Tutto era pronto, le donne avevano giocato la quaterna: 4, 2, 3, 1. Era stato appiccato il rogo allo scudetto. Poi, una pergamena…
Lungo via Marina il carretto sobbalza sulle infinite asperità del selciato sconnesso procedendo fra due ali di folla, metà con la mascherina, l’altra metà senza, così distinguendosi pandenicamente i favorevoli e i contrari.
Un asino bardato di azzurro, e sull’azzurro spiccano due scudetti tricolori, trascina penosamente il carretto. A cassetta, il nobile cocchiere Trombetti Provera muove nobilmente le redini.
L’estremità del carretto lascia scoperta la testa penzolante dell’uomo che trasporta. È una testa nera, con barba nera e capelli neri, come di pece nera, e occhi neri di uomo del sud.
Il carretto punta a raggiungere Piazza Mercato. Ha percorso tutta intera una città nervosa e fatto una sosta di confusione in Piazza dei Quattro Palazzi e delle Quattro Sconfitte.
In Piazza Mercato, è visibile, in attesa, il baldacchino della ghigliottina con un boia annoiato. Il boia ha una fantastica Testa di Gallo, ma non è il noto Andrea Belotti di Torino.
Donne scarmigliate seguono il carretto sventolando ricevute del Lotto, il gioco popolare in cui hanno ripetutamente giocato quattro numeri, 4, 2, 3, 1, dilapidando i loro risparmi senza ricavarne alcuna vincita.
Un sacerdote con le mani giuntoli affianca il carretto, biascicando l’ammonimento evangelico chi è senza peccato scagli l’ultimo acquisto.
Un gigante nordico di un metro e 95, i capelli raccolti nel classico tuppo vichingo, picchia ritmicamente due colpi per volta sulla testa penzolante dell’uomo nero con barba nera, capelli neri e occhi neri degli uomini del sud.
In Piazza Mercato, il carretto arresta il suo penoso cammino. Un secondo boia affianca il primo ed è il noto boia chi molla la zona Champions. Venditori di lamette Gattuso e getta chiedono paglia per cento cavilli.

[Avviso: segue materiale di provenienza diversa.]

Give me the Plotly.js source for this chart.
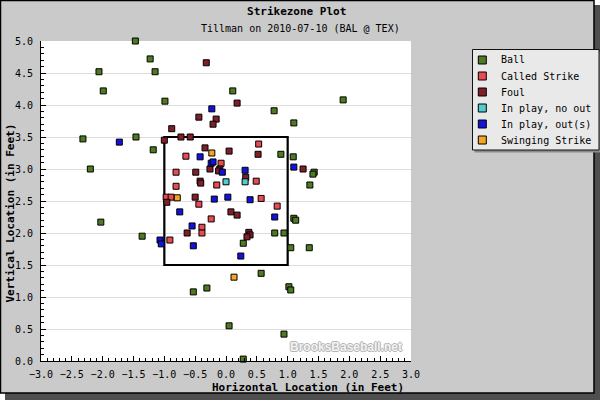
<!DOCTYPE html>
<html>
<head>
<meta charset="utf-8">
<script src="https://cdn.plot.ly/plotly-3.0.1.min.js"></script>
<style>html,body{margin:0;padding:0;background:#fff;}#chart{width:600px;height:400px;}</style>
</head>
<body>
<div id="chart"></div>
<script>
// ---- Data (feet) ----
const categories = ['Ball', 'Called Strike', 'Foul', 'In play, no out', 'In play, out(s)', 'Swinging Strike'];
const colors = ['#4d7a22', '#ea4a52', '#801f28', '#55cccc', '#1212dd', '#f4a622'];

const ballX = [-1.47, -1.23, -2.06, -1.15, -1.99, -0.99, -2.32, -1.46, -1.18, -2.20, 0.11, 1.90, 0.78, 1.10, 0.89, 1.09, 1.43, 1.41, 1.36, 1.10, 1.13, 0.79, 0.94, 0.28, 1.05, 1.35, -2.03, -1.36, -0.53, -0.31, 0.05, 0.57, 1.02, 1.05, 0.94, 0.28];
const ballY = [5.00, 4.72, 4.52, 4.52, 4.22, 4.06, 3.47, 3.50, 3.30, 3.00, 4.22, 4.08, 3.91, 3.72, 3.23, 3.19, 2.95, 2.92, 2.75, 2.23, 2.20, 2.00, 2.00, 1.84, 1.77, 1.77, 2.17, 1.95, 1.08, 1.14, 0.55, 1.37, 1.16, 1.11, 0.42, 0.03];

const calledX = [-0.65, -0.08, -0.81, -0.15, -0.81, -0.97, -0.89, 0.53, 0.49, 0.57, -0.44, 0.83, -0.24, -0.39, -0.39, -0.91];
const calledY = [3.20, 3.09, 2.95, 2.75, 2.73, 2.56, 2.56, 3.39, 2.81, 2.54, 2.45, 2.42, 2.22, 2.09, 2.00, 1.89];

const foulX = [-0.32, -0.44, -0.16, -0.21, -0.88, -1.00, -0.73, -0.58, -0.34, 0.05, -0.26, -0.10, -0.12, -0.49, -0.42, -0.41, -0.50, 0.18, 0.52, 1.25, 0.32, -0.96, 0.08, 0.18, -0.63, 0.37, 0.39, 0.34];
const foulY = [4.66, 3.81, 3.78, 3.70, 3.63, 3.45, 3.50, 3.50, 3.33, 3.28, 3.00, 3.00, 2.97, 2.95, 2.81, 2.78, 2.56, 4.03, 3.23, 3.00, 2.87, 2.48, 2.33, 2.28, 2.00, 2.01, 1.97, 1.94];

const noOutX = [0.00, 0.31];
const noOutY = [2.80, 2.80];

const outX = [-0.23, -1.73, -0.42, -0.24, -0.21, -0.06, -0.19, 0.03, 1.10, 0.31, 0.39, -0.75, 0.79, -0.55, -1.07, -1.05, -0.53, 0.24];
const outY = [3.94, 3.42, 3.19, 3.09, 3.11, 2.95, 2.53, 2.56, 3.03, 2.98, 2.52, 2.33, 2.25, 2.11, 1.89, 1.83, 1.80, 1.64];

const swingX = [-0.23, -0.79, 0.13];
const swingY = [3.25, 2.55, 1.31];

const xTickVals = [-3, -2.5, -2, -1.5, -1, -0.5, 0, 0.5, 1, 1.5, 2, 2.5, 3];
const yTickVals = [0, 0.5, 1, 1.5, 2, 2.5, 3, 3.5, 4, 4.5, 5];
const zone = {left: -1, right: 1, bottom: 1.5, top: 3.5};

const seriesX = [ballX, calledX, foulX, noOutX, outX, swingX];
const seriesY = [ballY, calledY, foulY, noOutY, outY, swingY];

// ---- Layout helpers (pixel -> paper) ----
const L = 41, T = 41, W = 370, H = 320;
const px = v => (v - L) / W;
const py = v => (T + H - v) / H;
const mono = 'DejaVu Sans Mono';

const traces = categories.map((name, i) => ({
  type: 'scatter', mode: 'markers', name: name,
  x: seriesX[i], y: seriesY[i],
  marker: {symbol: 'square', size: 6, color: colors[i], line: {color: '#000', width: 1}},
  showlegend: false, hoverinfo: 'skip', cliponaxis: false
}));

const shapes = [
  // frame shadow and border
  {type: 'rect', xref: 'paper', yref: 'paper', x0: px(594), x1: px(600), y0: py(5), y1: py(400), fillcolor: '#4f4f4f', line: {width: 0}, layer: 'above'},
  {type: 'rect', xref: 'paper', yref: 'paper', x0: px(5), x1: px(600), y0: py(393), y1: py(400), fillcolor: '#4f4f4f', line: {width: 0}, layer: 'above'},
  {type: 'rect', xref: 'paper', yref: 'paper', x0: px(594), x1: px(600), y0: py(0), y1: py(5), fillcolor: '#ffffff', line: {width: 0}, layer: 'above'},
  {type: 'rect', xref: 'paper', yref: 'paper', x0: px(0), x1: px(5), y0: py(393), y1: py(400), fillcolor: '#ffffff', line: {width: 0}, layer: 'above'},
  {type: 'rect', xref: 'paper', yref: 'paper', x0: px(0.5), x1: px(594), y0: py(0.5), y1: py(393), line: {color: '#000', width: 1.5}, layer: 'above'},
  // strike zone
  {type: 'rect', xref: 'x', yref: 'y', x0: zone.left, x1: zone.right, y0: zone.bottom, y1: zone.top, line: {color: '#000', width: 2.2}, layer: 'between'},
  // legend box
  {type: 'rect', xref: 'paper', yref: 'paper', x0: px(474.5), x1: px(601), y0: py(52), y1: py(152.5), fillcolor: '#8c8c8c', line: {width: 0}, layer: 'above'},
  {type: 'rect', xref: 'paper', yref: 'paper', x0: px(472.5), x1: px(599), y0: py(49.5), y1: py(150), fillcolor: '#e9e9e9', line: {color: '#111', width: 1}, layer: 'above'}
];

const annotations = [
  {text: 'Tillman on 2010-07-10 (BAL @ TEX)', xref: 'paper', yref: 'paper', x: px(300), y: py(29), xanchor: 'center', yanchor: 'middle', showarrow: false, font: {family: mono, size: 10, color: '#000'}},
  {text: 'Horizontal Location (in Feet)', xref: 'paper', yref: 'paper', x: px(307.5), y: py(387), xanchor: 'center', yanchor: 'middle', showarrow: false, font: {family: mono, size: 11, weight: 'bold', color: '#000'}},
  {text: 'Vertical Location (in Feet)', xref: 'paper', yref: 'paper', x: px(9.5), y: py(213), xanchor: 'center', yanchor: 'middle', textangle: -90, showarrow: false, font: {family: mono, size: 11, weight: 'bold', color: '#000'}},
  {text: 'BrooksBaseball.net', xref: 'paper', yref: 'paper', x: px(345.5), y: py(347), xanchor: 'center', yanchor: 'middle', showarrow: false,
   font: {family: 'Liberation Sans', size: 12, weight: 'bold', color: '#f3f3f3', shadow: '1px 0 0 #b4b4b4, -1px 0 0 #b4b4b4, 0 1px 0 #b4b4b4, 0 -1px 0 #b4b4b4'}}
];

// manual legend built from categories
categories.forEach((name, i) => {
  const rowY = 60 + 16 * i;
  shapes.push({type: 'rect', xref: 'paper', yref: 'paper', x0: px(478.3), x1: px(486.3), y0: py(rowY - 4), y1: py(rowY + 4), fillcolor: colors[i], line: {color: '#000', width: 1}, layer: 'above'});
  annotations.push({text: name, xref: 'paper', yref: 'paper', x: px(498.5), y: py(rowY), xanchor: 'left', yanchor: 'middle', showarrow: false, font: {family: mono, size: 10, color: '#000'}});
});

const layout = {
  width: 600, height: 400,
  margin: {l: L, r: 600 - L - W, t: T, b: 400 - T - H, pad: 0},
  paper_bgcolor: '#cacaca', plot_bgcolor: '#ffffff',
  showlegend: false,
  title: {text: 'Strikezone Plot', xref: 'container', yref: 'container', x: 296.7 / 600, y: 1 - 11 / 400, xanchor: 'center', yanchor: 'middle',
          font: {family: mono, size: 11, weight: 'bold', color: '#000'}},
  xaxis: {range: [-3, 3], tickvals: xTickVals, tickformat: '.1f', ticks: 'inside', ticklen: 5, tickwidth: 1, tickcolor: '#000',
          minor: {dtick: 0.1, ticks: 'inside', ticklen: 3, tickcolor: '#000', showgrid: false},
          showline: true, linecolor: '#000', linewidth: 1, showgrid: false, zeroline: false, fixedrange: true,
          tickfont: {family: mono, size: 10, color: '#000'}, ticklabelstandoff: 4},
  yaxis: {range: [0, 5], tickvals: yTickVals, tickformat: '.1f', ticks: 'inside', ticklen: 5, tickwidth: 1, tickcolor: '#000',
          minor: {dtick: 0.1, ticks: 'inside', ticklen: 3, tickcolor: '#000', showgrid: false},
          showline: true, linecolor: '#000', linewidth: 1, showgrid: true, gridcolor: '#dcdcdc', gridwidth: 1, zeroline: false, fixedrange: true,
          tickfont: {family: mono, size: 10, color: '#000'}, ticklabelstandoff: 5},
  shapes: shapes,
  annotations: annotations,
  hovermode: false
};

Plotly.newPlot('chart', traces, layout, {staticPlot: true, displayModeBar: false});
</script>
</body>
</html>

All’arrivo del carretto in Piazza Mercato viene acceso un rogo con un gigantesco cartone. È Lo Scudetto portato nella piazza da una folla di illusi pescatori del golfo, di quelli che chi va per questo mare questi risultati prende e, via cantando, lacreme e ‘nfamità.
I giudici popolari del Tribunale Sopra La Panchina Ogni Allenatore Confina si dichiarano pronti ad emettere la sentenza definitiva davanti alla testa penzolante dell’uomo con barba nera, capelli neri, occhi neri degli uomini del sud e umore nero.
All’improvviso, giunge trafelato un messaggero proveniente dalla Via Aurelio chiedendo la sospensione della pena e annunciando un ricorso al Tar. Dalla Britannia, un legionario britannico di Carlo d’Inghilterra porge ai giudici una pergamena sulla quale è scritto quel che è fatto è reso, what is done is rendered nel linguaggio della lontana Isola britannica.
La pena viene sospesa. Il nobile cocchiere Trombetti Provera fa schioccare la sua nobile frusta.
La testa dell’uomo con barba nera, capelli neri e occhi neri degli uomini del sud viene sistemata meglio sul carretto. Non penzola più.
Lontano, verso occidente, su una pietra puteolana, si nota la testa decapitata di un altro Gennaro che si scuote di meraviglia.